Help us celebrate Community Foundation Week
You may have driven to work this morning unaware that you have entered Community Foundation Week.
There’s no parade. No tree-lighting ceremony in Rockefeller Plaza. You won’t get any days off.
In fact, for us it is a week to work harder at raising awareness of the important role community foundations play in helping people achieve what they want to accomplish through their charitable giving.
We join more than 780 community foundations across America celebrating Community Foundation Week. Community Foundation Week, created in 1989 by former president George H.W. Bush, recognizes the work of community foundations throughout America and their collaborative approach to working with the public, private and nonprofit sectors to address community problems. In the intervening 28 years, the effort has raised awareness about the increasingly important role our philanthropic organizations play in fostering local collaboration and innovation to address persistent civic and economic challenges.

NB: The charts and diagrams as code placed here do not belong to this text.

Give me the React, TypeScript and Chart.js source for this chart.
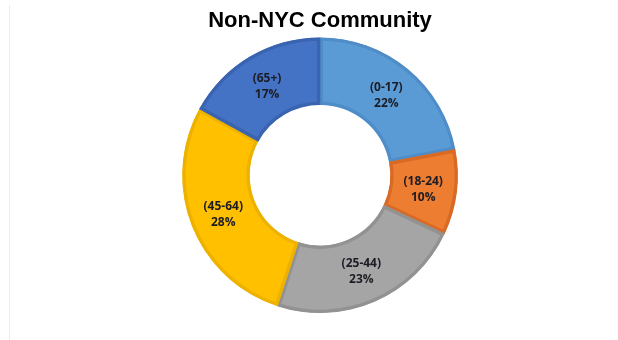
import React, { useEffect, useRef } from "react";
import { Chart, registerables } from "chart.js";

Chart.register(...registerables);

const categories = ["(0-17)", "(18-24)", "(25-44)", "(45-64)", "(65+)"];
const percents = [22, 10, 23, 28, 17];
const fillColors = ["#5B9BD5", "#ED7D31", "#A5A5A5", "#FFC000", "#4472C4"];
const edgeColors = ["#4F8DC8", "#D86A25", "#929292", "#EDB200", "#3A63B0"];
const chartTitle = "Non-NYC Community";

const labelPlugin = {
  id: "segLabels",
  afterDatasetsDraw(chart: any) {
    const ctx = chart.ctx;
    const meta = chart.getDatasetMeta(0);
    ctx.save();
    ctx.fillStyle = "#1C1C24";
    ctx.font = "bold 12px 'Open Sans', 'DejaVu Sans', sans-serif";
    ctx.textAlign = "center";
    ctx.textBaseline = "middle";
    meta.data.forEach((arc: any, i: number) => {
      const p = arc.tooltipPosition();
      ctx.fillText(categories[i], p.x, p.y - 7);
      ctx.fillText(percents[i] + "%", p.x, p.y + 9);
    });
    ctx.restore();
  },
};

export default function App() {
  const ref = useRef<HTMLCanvasElement | null>(null);
  useEffect(() => {
    if (!ref.current) return;
    const chart = new Chart(ref.current, {
      type: "doughnut",
      data: {
        labels: categories,
        datasets: [
          {
            data: percents,
            backgroundColor: fillColors,
            borderColor: edgeColors,
            borderWidth: 3,
            borderAlign: "inner",
          },
        ],
      },
      options: {
        animation: false,
        responsive: false,
        cutout: "51%",
        layout: { padding: { left: 22, right: 0, top: 0, bottom: 27 } },
        plugins: {
          legend: { display: false },
          tooltip: { enabled: false },
          title: {
            display: true,
            text: chartTitle,
            color: "#000000",
            font: { family: "'Liberation Sans', Arial, sans-serif", size: 22, weight: "bold" },
            padding: { top: 8, bottom: 3 },
          },
        },
      },
      plugins: [labelPlugin],
    });
    return () => chart.destroy();
  }, []);
  return (
    <div style={{ position: "absolute", left: 0, top: 0, width: 618, height: 340, background: "#fff" }}>
      <div style={{ position: "absolute", left: 9, top: 5, width: 1, height: 335, background: "#EDEDED" }} />
      <canvas ref={ref} width={618} height={340} style={{ position: "absolute", left: 0, top: 0 }} />
    </div>
  );
}
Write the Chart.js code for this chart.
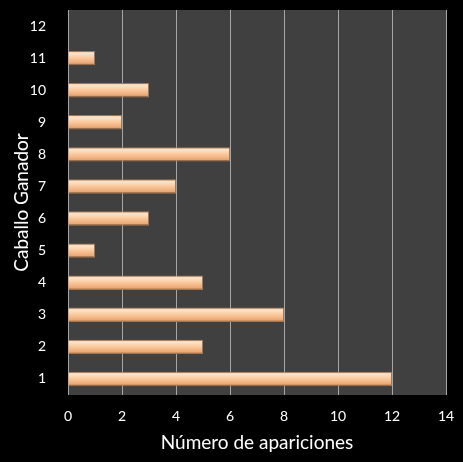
<!DOCTYPE html>
<html>
<head>
<meta charset="utf-8">
<script src="https://cdn.jsdelivr.net/npm/chart.js@4/dist/chart.umd.min.js"></script>
<style>
  html, body { margin: 0; padding: 0; background: #000; }
  #wrap { width: 463px; height: 462px; }
</style>
</head>
<body>
<div id="wrap"><canvas id="chart"></canvas></div>
<script>
const horses = ['1', '2', '3', '4', '5', '6', '7', '8', '9', '10', '11', '12'];
const appearances = [12, 5, 8, 5, 1, 3, 4, 6, 2, 3, 1, 0];
const xTicks = [0, 2, 4, 6, 8, 10, 12, 14];

const font = 'Lato, "Open Sans", sans-serif';
const barPct = 0.45;

// dark plot area over black page
const plotBg = {
    id: 'plotBg',
    beforeDraw(chart) {
        const { ctx, chartArea: a } = chart;
        ctx.save();
        ctx.fillStyle = '#000';
        ctx.fillRect(0, 0, chart.width, chart.height);
        ctx.fillStyle = '#404040';
        ctx.fillRect(a.left, a.top, a.right - a.left, a.bottom - a.top);
        ctx.restore();
    }
};

function barFill(context) {
    const chart = context.chart;
    if (!chart.chartArea) return '#fac090';
    const y = chart.scales.y.getPixelForValue(context.dataIndex);
    const band = (chart.chartArea.bottom - chart.chartArea.top) / horses.length;
    const half = band * barPct / 2;
    const g = chart.ctx.createLinearGradient(0, y - half, 0, y + half);
    g.addColorStop(0, '#f3cba4');
    g.addColorStop(0.18, '#fde3ca');
    g.addColorStop(0.55, '#fac393');
    g.addColorStop(0.85, '#e9a877');
    g.addColorStop(1, '#8e5f38');
    return g;
}

new Chart(document.getElementById('chart'), {
    type: 'bar',
    data: {
        labels: horses,
        datasets: [{
            data: appearances,
            backgroundColor: barFill,
            borderColor: '#a9764b',
            borderWidth: 1,
            borderSkipped: 'start',
            barPercentage: barPct,
            categoryPercentage: 1
        }]
    },
    plugins: [plotBg],
    options: {
        indexAxis: 'y',
        responsive: true,
        maintainAspectRatio: false,
        animation: false,
        layout: { padding: { top: 10, right: 17, left: 0, bottom: 0 } },
        plugins: {
            legend: { display: false },
            tooltip: { enabled: false }
        },
        scales: {
            x: {
                min: 0,
                max: 14,
                afterBuildTicks: s => { s.ticks = xTicks.map(v => ({ value: v })); },
                afterFit: s => { s.height = 67; s.paddingLeft = 0; s.paddingRight = 0; },
                grid: { color: '#a6a6a6', lineWidth: 1, drawTicks: false },
                border: { display: false },
                ticks: { color: '#fff', padding: 13, font: { family: font, size: 14 } },
                title: {
                    display: true,
                    text: 'Número de apariciones',
                    color: '#fff',
                    padding: { top: 0, bottom: 8 },
                    font: { family: font, size: 19 }
                }
            },
            y: {
                reverse: true,
                afterFit: s => { s.width = 68; s.paddingTop = 0; s.paddingBottom = 0; },
                grid: { display: false },
                border: { display: false },
                ticks: { color: '#fff', padding: 14, font: { family: font, size: 14 } },
                title: {
                    display: true,
                    text: 'Caballo Ganador',
                    color: '#fff',
                    padding: { top: 10, bottom: 0 },
                    font: { family: font, size: 19 }
                }
            }
        }
    }
});
</script>
</body>
</html>
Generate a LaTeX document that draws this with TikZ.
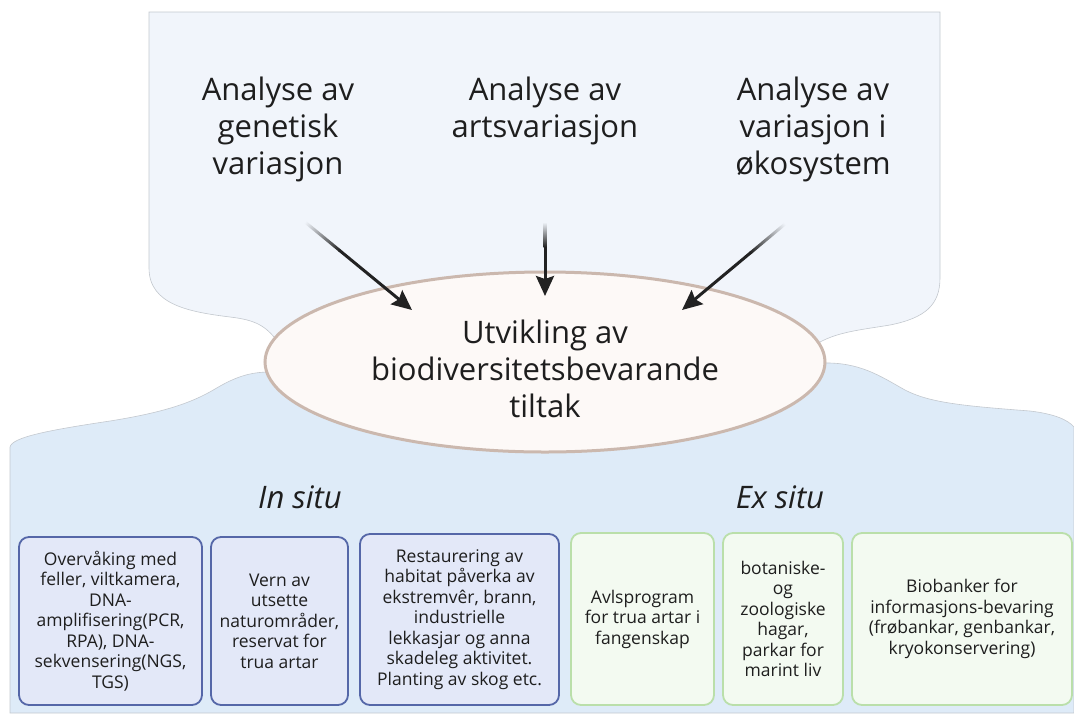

Community foundations represent one of the fastest-growing forms of philanthropy. Every state in the United States is home to at least one community foundation—large and small, urban and rural—working to advance solutions on a wide range of social issues. Wisconsin has 27 certified community foundations.
Our recently released Community Report suggests that the people of the Fox Valley region don’t require a lot of prodding to be charitable. In our 2016-17 fiscal year, which ended June 30, we awarded a record $26.8 million in grants, 40% more than the year before. New donors were largely responsible for the increase. We added 75 new charitable funds in 2016-17, taking the total to 1,490.
We have now awarded $267 million in grants since our founding in 1986. Our grants address a wide range of community needs that contribute to quality of life, covering education, environment, health, human services, arts and culture, and community improvement.
These new funds, combined with a good year of investment performance and people, businesses and organizations contributing $36.8 million to charitable funds, took the Community Foundation’s assets to a new high of $326 million.
Our donors’ generosity keeps us in our long-held position of being the second-largest certified community foundation in Wisconsin.